J'ai un aveu à faire : je pensais que depuis Recycler en 1990, ZZ Top avait plus ou moins disparu du marché du disque, écumant, comme nombre de groupes en pré-retraite, les clubs miteux des USA et d'Europe. Et puis, en 2003, tombé du ciel (que je croyais), Mescalero, rien de moins que le troisième album du groupe depuis Recycler ! La pensée du moment alla à AC/DC ou Mick Jagger, ces anciens qui, peu avant nos barbus, avaient sorti un nouvel album, l'album du grand retour, qui en réalité n'amenait rien de nouveau si ce n'est un léger ressentiment de la part de tous les fans.

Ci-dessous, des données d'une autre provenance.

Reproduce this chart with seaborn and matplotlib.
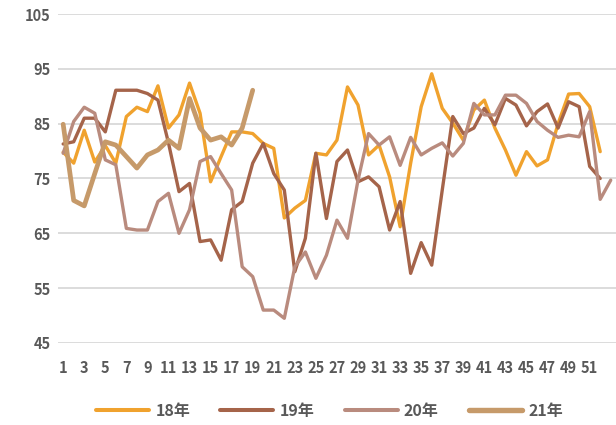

C'est donc avec d'énormes a priori que j'entamai l'écoute du nouvel album de ZZ Top. Je m'attendais tout naturellement à du bon vieux ZZ sans surprise : riffs de guitares reconnaissables entre mille, mélodies carrées coulées dans le même moule, voix tantôt suave, tantôt bluesy. Et ce ne fut pas une surprise, mais une claque ! Un tour de génie, un tour de magie, un tour à moto dans le Sud Américain. Pas ce vieux Sud ségrégationniste, ce Sud rural aux champs de coton (tiiiin diiiin! dans ma mémoire...) à perte de vue, non, ce bon vieux Sud à l'accent mexicain, aux parfums de Tabasco et tabac, ce Sud où les peaux sont cramées par le soleil, où les camions rugissent mais où Indiens, Noirs, Hispaniques et Blancs boivent la même bière dans les restaus routiers.

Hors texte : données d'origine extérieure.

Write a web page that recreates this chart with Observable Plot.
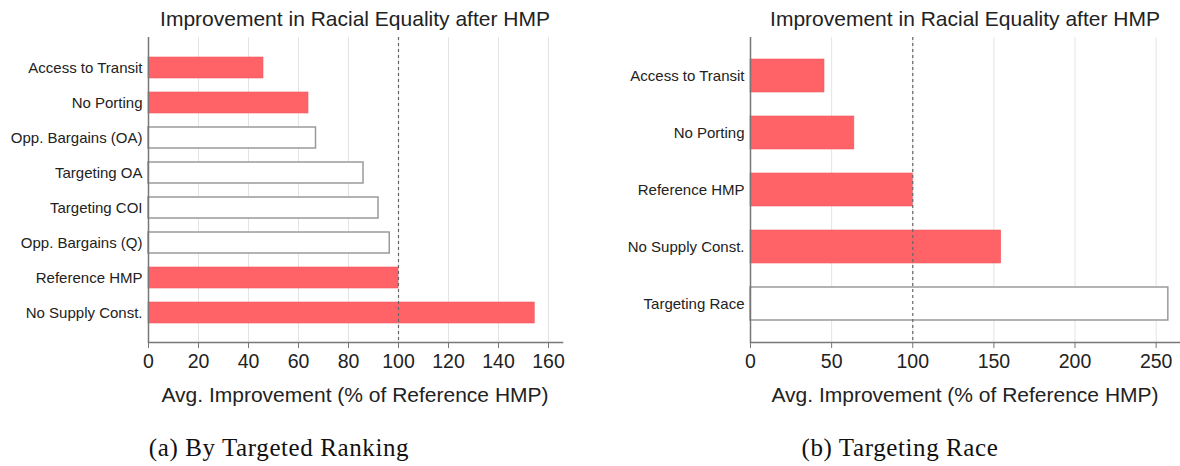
<!DOCTYPE html>
<html>
<head>
<meta charset="utf-8">
<script src="https://cdn.jsdelivr.net/npm/d3@7"></script>
<script src="https://cdn.jsdelivr.net/npm/@observablehq/plot@0.6"></script>
<style>
  html, body { margin: 0; padding: 0; background: #fff; }
  #wrap { position: relative; width: 1180px; height: 466px; overflow: hidden; background: #fff; font-family: "Liberation Sans", Arial, sans-serif; color: #222; }
  .abs { position: absolute; }
  .title, .xtitle { font-size: 21px; line-height: 21px; text-align: center; white-space: nowrap; color: #222; }
  .caption { font-family: "Liberation Serif", "Times New Roman", serif; font-size: 25px; line-height: 25px; letter-spacing: 0.6px; text-align: center; white-space: nowrap; color: #111; }
  g[aria-label="y-axis tick label"] { font-size: 15px; }
</style>
</head>
<body>
<div id="wrap"></div>
<script>
// ---- Data ----
const chartTitle = "Improvement in Racial Equality after HMP";
const xAxisTitle = "Avg. Improvement (% of Reference HMP)";

const leftNames = ["Access to Transit", "No Porting", "Opp. Bargains (OA)", "Targeting OA", "Targeting COI", "Opp. Bargains (Q)", "Reference HMP", "No Supply Const."];
const leftValues = [46, 64, 67, 86, 92, 96.5, 100, 154.5];
const leftHighlight = [true, true, false, false, false, false, true, true];
const leftTicks = [0, 20, 40, 60, 80, 100, 120, 140, 160];
const leftCaption = "(a) By Targeted Ranking";

const rightNames = ["Access to Transit", "No Porting", "Reference HMP", "No Supply Const.", "Targeting Race"];
const rightValues = [45.6, 64, 100, 154.5, 257.5];
const rightHighlight = [true, true, true, true, false];
const rightTicks = [0, 50, 100, 150, 200, 250];
const rightCaption = "(b) Targeting Race";

const referenceLine = [100];

// ---- Rendering ----
const wrap = document.getElementById("wrap");
const RED = "#ff6368";

function panel(opts) {
  const {names, values, highlight, ticks, xmax, left, marginLeft, marginRight, padIn, padOut, caption, captionCenter} = opts;
  const data = names.map((n, i) => ({name: n, value: values[i], hl: highlight[i]}));
  const width = 590;
  const plot = Plot.plot({
    width,
    height: 355,
    marginTop: 10,
    marginBottom: 40,
    marginLeft,
    marginRight,
    style: {fontFamily: "'Liberation Sans', Arial, sans-serif", color: "#222", background: "transparent", overflow: "visible"},
    x: {domain: [0, xmax]},
    y: {domain: names, paddingInner: padIn, paddingOuter: padOut},
    marks: [
      Plot.gridX(ticks.slice(1), {stroke: "#e4e4e4", strokeOpacity: 1, strokeWidth: 1}),
      Plot.barX(data.filter(d => d.hl), {x: "value", y: "name", fill: RED, stroke: "#ee5a60", strokeWidth: 0.6}),
      Plot.barX(data.filter(d => !d.hl), {x: "value", y: "name", fill: "white", stroke: "#9a9a9a", strokeWidth: 1.5}),
      Plot.ruleX(referenceLine, {stroke: "#666", strokeWidth: 1.2, strokeDasharray: "3,3"}),
      Plot.ruleX([0], {stroke: "#777", strokeWidth: 1.5}),
      Plot.frame({anchor: "bottom", stroke: "#777", strokeWidth: 1.5}),
      Plot.axisX({ticks, tickSize: 6, tickFormat: () => "", stroke: "#777", label: null}),
      Plot.text(ticks, {x: d => d, text: d => String(d), frameAnchor: "bottom", lineAnchor: "top", dy: 12, fontSize: 19.5, fill: "#222"}),
      Plot.axisY({tickSize: 0, tickPadding: 6, fontSize: 15, label: null})
    ]
  });
  plot.classList.add("abs");
  plot.style.left = left + "px";
  plot.style.top = "27px";
  wrap.appendChild(plot);

  const plotLeft = left + marginLeft;
  const plotW = width - marginLeft - marginRight;

  const t = document.createElement("div");
  t.className = "abs title";
  t.textContent = chartTitle;
  t.style.left = plotLeft + "px";
  t.style.width = plotW + "px";
  t.style.top = "8px";
  wrap.appendChild(t);

  const xt = document.createElement("div");
  xt.className = "abs xtitle";
  xt.textContent = xAxisTitle;
  xt.style.left = plotLeft + "px";
  xt.style.width = plotW + "px";
  xt.style.top = "384px";
  wrap.appendChild(xt);

  const c = document.createElement("div");
  c.className = "abs caption";
  c.textContent = caption;
  c.style.left = (captionCenter - 200) + "px";
  c.style.width = "400px";
  c.style.top = "435px";
  wrap.appendChild(c);
}

panel({names: leftNames, values: leftValues, highlight: leftHighlight, ticks: leftTicks, xmax: 165.6,
  left: 0, marginLeft: 148, marginRight: 28, padIn: 0.4, padOut: 0.5, caption: leftCaption, captionCenter: 279});
panel({names: rightNames, values: rightValues, highlight: rightHighlight, ticks: rightTicks, xmax: 265,
  left: 590, marginLeft: 160, marginRight: 0, padIn: 0.42, padOut: 0.38, caption: rightCaption, captionCenter: 900});
</script>
</body>
</html>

Un choix courageux de la part d'un groupe Texan, est d'avoir donné à son album le nom d'une tribu indienne… Politiquement engagés, les ZZ ? On s'en fout, ça fleure bon le Tex Mex, c'est épicé et frais, c'est bien lourd mais digeste, même si ça récure les tripes ! Evidemment, tout étant dans la recette, on ne change pas une formule qui gagne : les riffs de guitares reconnaissables entre mille sont bien là, les mélodies carrées coulées dans le même moule aussi, la voix tantôt suave tantôt bluesy, toujours à l'appel. Les fans ne seront sans doute pas déçus, les titres "Me So Stupid", "Stackin' Paper" sonnant comme les bons vieux hits des années 80. Un album de ZZ TOP, en somme ? Oui, mais pas que !
Une production bien plus moderne et plus trash, un mixage déroutant, où les guitares saturent, les basses explosent, les voix s'éraillent mais où le tout garde une certaine cohérence - à l'image des sulfureux "Mescalero", "Piece". Cette production cradingue a été le sujet de nombreuses polémiques à la sortie du disque : pour certains, elle était purement le résultat d'un manque de travail évident, et on a hurlé au foutage de gueule devant une telle « horreur sonore ». Mais si l'on ne peut nier que ZZ Top possède un humour abrasif (très camionneur) indubitable, les bons esprits penseront qu'il n'est pas là une arnaque, mais une touche de goût destroy et de potache dans le potage : soyons fou, saupoudrons le tout d'une bonne grosse couche de piment ! Certains auront du mal à assimiler la surdose, ceux qui sont donc de composition fragile et sensible risquent de ne pas apprécier la chose. Et puis, on n'échappe malheureusement pas aux morceaux faciles ("Qué Lastima", "Goin So Good") qui sonnent assez parodiques de ballades country, mais pas suffisamment stupides pour qu'on accroche vraiment. C'est complètement cliché, et c'est voulu, mais c'est nettement moins drôle et plus fade que le reste, totalement barge et plongeant sans aucune honte dans le pur Hard-Rock made in America bien gras et qui tache.
En bref, Mescalero est un sacré Chili Con Carne qui brûle, qui pique, mais fait avec amour, humour (et renfort de Bud') dont on réclame encore une portion, ou bien qu'on évacue immédiatement, selon l'estomac. Moi, je m'en délecte.